The meat of last night’s State of the Union address came mostly at the beginning, when President Bush trumpeted his achievements on foreign policy and the prospects of the economy. But almost as important was what wasn’t said. Apart from “an additional $23 million for schools that want to use drug-testing” and “a four-year, $300 million Prisoner Re-Entry Initiative,” there were no dollar amounts attached to new spending proposals– quite a change from the billions the President proposed last year. That alone made the speech seem a bit more on the “conservative” side than the “compassionate” side, and reflected a tacit acknowledgment of the growing disapproval the president is generating on his own side of the fence. Still, the President offered little of substance to those who are worried about runaway spending.
Bush promised to “limit the burden of government on this economy by acting as good stewards of taxpayers’ dollars,” with a budget “limiting the growth in discretionary spending to less than 4 percent.” But don’t put much stock in that number; at best it depends on Congress holding the line on spending, and at worst it refers to budget authority rather than outlays– that is, substituting the hypothetical spending accounts of government agencies, which can be shifted from year to year, for the actual amount spent within the year. Global Crossing went bankrupt after attempting a similar accounting trick. The Heritage Foundation estimates that actual outlays in 2004 will grow by 10 percent.

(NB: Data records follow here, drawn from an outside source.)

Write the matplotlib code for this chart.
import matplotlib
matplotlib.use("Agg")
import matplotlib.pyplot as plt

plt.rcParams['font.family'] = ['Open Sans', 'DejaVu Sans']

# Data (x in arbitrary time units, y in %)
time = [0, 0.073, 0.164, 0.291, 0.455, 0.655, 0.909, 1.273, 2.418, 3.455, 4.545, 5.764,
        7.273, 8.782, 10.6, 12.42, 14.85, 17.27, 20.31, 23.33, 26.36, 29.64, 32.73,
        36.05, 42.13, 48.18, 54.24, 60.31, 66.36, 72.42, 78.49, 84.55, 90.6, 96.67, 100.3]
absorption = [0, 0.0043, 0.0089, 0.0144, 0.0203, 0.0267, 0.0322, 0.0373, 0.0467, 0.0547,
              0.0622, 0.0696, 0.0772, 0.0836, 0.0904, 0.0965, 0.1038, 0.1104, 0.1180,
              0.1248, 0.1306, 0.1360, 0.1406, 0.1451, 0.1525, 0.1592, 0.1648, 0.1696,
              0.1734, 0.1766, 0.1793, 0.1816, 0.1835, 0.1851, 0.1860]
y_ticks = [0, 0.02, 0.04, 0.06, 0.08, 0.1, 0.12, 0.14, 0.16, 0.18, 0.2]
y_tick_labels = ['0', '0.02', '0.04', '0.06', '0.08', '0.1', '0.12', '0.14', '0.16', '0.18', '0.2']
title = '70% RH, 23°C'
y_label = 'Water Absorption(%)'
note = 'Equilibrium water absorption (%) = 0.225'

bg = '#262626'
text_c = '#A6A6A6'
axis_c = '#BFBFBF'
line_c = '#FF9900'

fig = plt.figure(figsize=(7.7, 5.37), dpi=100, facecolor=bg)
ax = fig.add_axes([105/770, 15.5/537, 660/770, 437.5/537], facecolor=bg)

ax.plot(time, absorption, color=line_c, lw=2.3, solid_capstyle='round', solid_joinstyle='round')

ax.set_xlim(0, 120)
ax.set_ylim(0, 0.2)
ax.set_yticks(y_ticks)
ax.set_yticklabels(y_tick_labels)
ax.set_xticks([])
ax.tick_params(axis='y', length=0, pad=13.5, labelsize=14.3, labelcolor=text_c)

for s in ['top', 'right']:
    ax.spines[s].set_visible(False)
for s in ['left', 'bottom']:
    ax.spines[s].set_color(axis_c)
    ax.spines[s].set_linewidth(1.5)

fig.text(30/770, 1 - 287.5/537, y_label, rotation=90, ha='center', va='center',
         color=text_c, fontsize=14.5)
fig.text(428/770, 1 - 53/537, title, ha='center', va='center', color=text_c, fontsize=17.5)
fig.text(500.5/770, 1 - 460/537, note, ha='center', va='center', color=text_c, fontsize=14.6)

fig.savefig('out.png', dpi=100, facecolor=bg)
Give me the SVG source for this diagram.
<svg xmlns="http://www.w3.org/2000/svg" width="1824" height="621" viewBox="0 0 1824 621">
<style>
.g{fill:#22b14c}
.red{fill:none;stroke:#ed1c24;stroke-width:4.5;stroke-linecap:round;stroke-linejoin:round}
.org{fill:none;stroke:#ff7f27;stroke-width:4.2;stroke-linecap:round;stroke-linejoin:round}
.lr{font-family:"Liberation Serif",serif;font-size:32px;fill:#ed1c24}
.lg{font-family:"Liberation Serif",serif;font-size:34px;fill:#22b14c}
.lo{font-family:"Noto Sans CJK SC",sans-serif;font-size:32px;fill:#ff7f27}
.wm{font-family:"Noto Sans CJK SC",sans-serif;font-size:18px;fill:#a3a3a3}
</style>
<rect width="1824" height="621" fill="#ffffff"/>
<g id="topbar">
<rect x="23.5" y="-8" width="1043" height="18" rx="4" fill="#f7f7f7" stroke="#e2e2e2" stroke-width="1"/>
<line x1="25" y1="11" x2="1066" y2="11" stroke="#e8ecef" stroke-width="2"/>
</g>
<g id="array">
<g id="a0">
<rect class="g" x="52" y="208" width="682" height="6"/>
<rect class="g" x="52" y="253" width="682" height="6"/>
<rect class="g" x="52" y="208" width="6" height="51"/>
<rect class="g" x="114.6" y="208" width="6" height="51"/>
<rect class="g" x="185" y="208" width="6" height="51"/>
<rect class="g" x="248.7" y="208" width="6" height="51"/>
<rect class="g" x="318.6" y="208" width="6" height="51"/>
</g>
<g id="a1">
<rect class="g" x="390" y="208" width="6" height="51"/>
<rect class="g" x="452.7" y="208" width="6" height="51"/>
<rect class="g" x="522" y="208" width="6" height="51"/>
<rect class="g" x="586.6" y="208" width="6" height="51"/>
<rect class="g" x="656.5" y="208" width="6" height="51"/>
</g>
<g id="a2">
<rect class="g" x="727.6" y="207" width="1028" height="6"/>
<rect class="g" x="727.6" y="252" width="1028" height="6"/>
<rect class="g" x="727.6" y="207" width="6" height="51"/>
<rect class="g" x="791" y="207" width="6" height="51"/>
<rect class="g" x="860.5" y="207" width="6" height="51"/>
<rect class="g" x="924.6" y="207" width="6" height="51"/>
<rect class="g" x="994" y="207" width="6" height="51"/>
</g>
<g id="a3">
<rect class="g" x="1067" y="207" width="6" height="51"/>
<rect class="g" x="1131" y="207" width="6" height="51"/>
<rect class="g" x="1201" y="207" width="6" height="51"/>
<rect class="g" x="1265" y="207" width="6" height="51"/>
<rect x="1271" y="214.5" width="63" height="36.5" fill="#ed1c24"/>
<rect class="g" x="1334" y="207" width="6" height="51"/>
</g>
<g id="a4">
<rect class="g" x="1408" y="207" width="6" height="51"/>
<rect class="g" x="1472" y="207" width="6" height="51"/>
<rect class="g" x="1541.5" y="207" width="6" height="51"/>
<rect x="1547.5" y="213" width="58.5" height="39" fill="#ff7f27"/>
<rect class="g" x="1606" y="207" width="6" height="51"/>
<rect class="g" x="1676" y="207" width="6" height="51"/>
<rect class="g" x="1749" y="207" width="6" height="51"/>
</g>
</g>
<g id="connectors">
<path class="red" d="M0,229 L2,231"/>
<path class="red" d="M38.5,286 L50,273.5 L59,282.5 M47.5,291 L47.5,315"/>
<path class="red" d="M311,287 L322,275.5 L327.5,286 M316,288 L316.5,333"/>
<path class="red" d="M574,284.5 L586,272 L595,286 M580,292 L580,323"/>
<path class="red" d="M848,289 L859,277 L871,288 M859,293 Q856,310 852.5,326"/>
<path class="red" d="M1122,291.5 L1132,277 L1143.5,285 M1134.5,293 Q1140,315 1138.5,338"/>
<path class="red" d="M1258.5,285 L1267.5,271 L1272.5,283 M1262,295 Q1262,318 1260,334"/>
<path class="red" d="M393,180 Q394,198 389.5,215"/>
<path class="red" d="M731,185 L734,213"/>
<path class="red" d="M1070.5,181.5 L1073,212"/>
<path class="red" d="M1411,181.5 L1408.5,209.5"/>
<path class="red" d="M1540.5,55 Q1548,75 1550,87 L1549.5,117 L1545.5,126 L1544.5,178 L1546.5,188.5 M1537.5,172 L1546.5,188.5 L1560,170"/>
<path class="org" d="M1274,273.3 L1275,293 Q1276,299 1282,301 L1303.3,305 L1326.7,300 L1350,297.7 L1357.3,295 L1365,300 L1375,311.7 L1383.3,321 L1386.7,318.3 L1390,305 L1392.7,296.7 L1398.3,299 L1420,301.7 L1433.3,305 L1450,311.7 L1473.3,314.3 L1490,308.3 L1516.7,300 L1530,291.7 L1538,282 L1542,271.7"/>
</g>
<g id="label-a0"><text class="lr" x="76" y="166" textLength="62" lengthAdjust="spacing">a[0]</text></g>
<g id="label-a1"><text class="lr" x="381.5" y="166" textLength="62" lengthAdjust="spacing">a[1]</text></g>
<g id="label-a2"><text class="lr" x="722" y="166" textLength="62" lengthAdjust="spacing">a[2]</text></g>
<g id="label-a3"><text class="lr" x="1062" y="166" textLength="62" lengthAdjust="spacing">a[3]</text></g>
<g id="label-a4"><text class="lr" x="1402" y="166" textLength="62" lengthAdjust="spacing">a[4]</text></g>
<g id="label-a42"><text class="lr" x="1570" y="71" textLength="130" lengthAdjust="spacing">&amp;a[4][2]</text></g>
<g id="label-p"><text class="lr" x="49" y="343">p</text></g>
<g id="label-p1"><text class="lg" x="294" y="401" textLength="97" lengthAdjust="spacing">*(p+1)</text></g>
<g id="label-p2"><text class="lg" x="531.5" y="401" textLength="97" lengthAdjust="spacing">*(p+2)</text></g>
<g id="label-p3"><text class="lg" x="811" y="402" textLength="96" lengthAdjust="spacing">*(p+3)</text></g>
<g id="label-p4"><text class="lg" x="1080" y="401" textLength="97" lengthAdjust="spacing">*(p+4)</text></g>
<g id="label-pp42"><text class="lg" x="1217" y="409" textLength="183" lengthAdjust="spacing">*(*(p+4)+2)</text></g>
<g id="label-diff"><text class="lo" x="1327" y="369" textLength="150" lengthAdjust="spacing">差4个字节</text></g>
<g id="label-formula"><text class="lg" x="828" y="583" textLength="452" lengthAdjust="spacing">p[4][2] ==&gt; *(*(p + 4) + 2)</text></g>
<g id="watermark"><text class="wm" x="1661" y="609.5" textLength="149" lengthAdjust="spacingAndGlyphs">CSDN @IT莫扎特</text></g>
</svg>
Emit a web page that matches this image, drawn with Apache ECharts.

The tension between Bush and Leviathan Wranglers is nothing new, but the criticism from the right of Republicans’ fiscal policy has reached a crescendo. The leaders of six conservative groups — Heritage, Coalitions for America, Citizens for a Sound Economy, Citizens Against Government Waste, the Club for Growth, and the National Taxpayers Union — held a press conference last week denouncing the pork-laden monstrosity of an Omnibus Appropriations bill currently before the Senate. Yesterday the Wall Street Journal, citing Heritage and the Club for Growth, echoed the sentiment in an editorial titled Drunken GOP Sailors, calling on Bush to veto the bill if it gets to his desk
This would be the first veto of Bush’s presidency. At a roundtable in Washington last week held by the libertarian-conservative America’s Future Foundation, Jim Pinkerton of Newsday and Gene Healy of the Cato Institute (and, often, of this website) were harder on the Bush record than Ramesh Ponnuru of National Review, but all agreed that Bush has seen plenty on his desk worth vetoing. (Every president since John Quincy Adams has used the veto at least once.) A representative from the Republican National Committee (a last-minute substitution for the RNC’s Communications Director, Jim Dyke) was reduced to arguing that Bush’s reluctance to fight with the veto pen was due to a commitment to “change the tone” in Washington. The whole room burst out laughing.
The word “veto” did show up in Bush’s speech, however. “Any attempts to limit the choices of our seniors or to take away their prescription drug coverage under Medicare will meet my veto.” Alas, that’s not exactly the kind of veto threat that conservatives were hoping for.